Background: Plasma phospholipid concentrations of trans-palmitoleic acid (trans-16:1n−7), a biomarker of dairy fat intake, are inversely associated with incident type 2 diabetes in 2 US cohorts.

Objective: The objective was to investigate whether the intake of trans-16:1n−7 in particular, or dairy fat in general, is associated with glucose tolerance and key factors determining glucose tolerance.

Design: A cross-sectional investigation was undertaken in 17 men and women with nonalcoholic fatty liver disease and 15 body mass index (BMI)- and age-matched controls. The concentrations of trans-16:1n−7 and 2 other biomarkers of dairy fat intake, 15:0 and 17:0, were measured in plasma phospholipids and free fatty acids (FFAs). Liver fat was estimated by computed tomography–derived liver-spleen ratio. Intravenous-glucose-tolerance tests and oral-glucose-tolerance test (OGTT) and hyperinsulinemic-euglycemic clamps were performed to assess β-cell function and hepatic and systemic insulin sensitivity.

Results: In multivariate analyses adjusted for age, sex, and BMI, phospholipid 17:0, phospholipid trans-16:1n−7, FFA 15:0, and FFA 17:0 were inversely associated with fasting plasma glucose, the area under the curve for glucose during an OGTT, and liver fat. Phospholipid trans-16:1n−7 was also positively associated with hepatic and systemic insulin sensitivity. None of the biomarkers were associated with β-cell function. The associations between dairy fat intake and glucose tolerance were attenuated by adjusting for insulin sensitivity or liver fat, but strengthened by adjusting for β-cell function.

Conclusion: Although we cannot rule out reverse causation, these data support the hypothesis that dairy fat improves glucose tolerance, possibly through a mechanism involving improved hepatic and systemic insulin sensitivity and reduced liver fat.


Alex’s notes: It has been previously shown that there is an inverse association between trans-palmitoleic acid (trans-16:1n−7) content and the risk of type 2 diabetes. This fatty acid is a known biomarker for dairy fat intake, and therefore one can hypothesize that diary fat is inversely associated with type 2 diabetes risk. The study at hand aims to confirm this by looking at if dairy fat is associated with glucose tolerance and with major determinants of glucose tolerance, including liver fat, hepatic and systemic insulin sensitivity, and β-cell function.

A total of 32 obese men and women (average 51 years of age) were included in the study, with half having non-alcoholic fatty liver disease (NAFLD).
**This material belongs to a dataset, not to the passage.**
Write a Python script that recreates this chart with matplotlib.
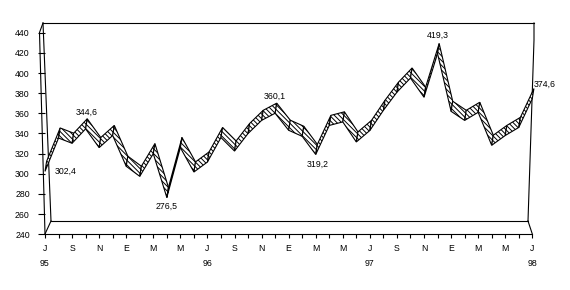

Interestingly, four of 6 plasma biomarkers of dairy fat intake were significantly lower in participants with NAFLD than in controls, and dietary records confirmed that the NAFLD group consumed significantly less dairy in general and butter and cheese specifically.

The consumption of greater amounts of dairy fat was associated with lower fasting glucose concentrations, better glucose tolerance, higher systemic and hepatic insulin sensitivity, and less liver fat. The fact that the relation between biomarkers of dairy fat intake and glucose tolerance was diminished when adjusted for liver fat or measures of systemic or hepatic insulin sensitivity, but not β-cell function, suggests that the relation between dairy fat and glucose tolerance may be largely mediated by greater insulin sensitivity because of reduced liver fat content in individuals consuming more dairy fat. In other words, consuming dairy fat reduces liver fat which increases insulin sensitivity which leads to subsequent benefits.

I want to emphasize that this is only correlative and the above are simply a proposed explanation of why diary fat is beneficial. Nonetheless, this is not the first study to show the benefits of dairy fat on metabolic health and it provide more support to the notion that you should be enjoying your cream, butter, and full-fat milk – pastured and preferably raw, of course.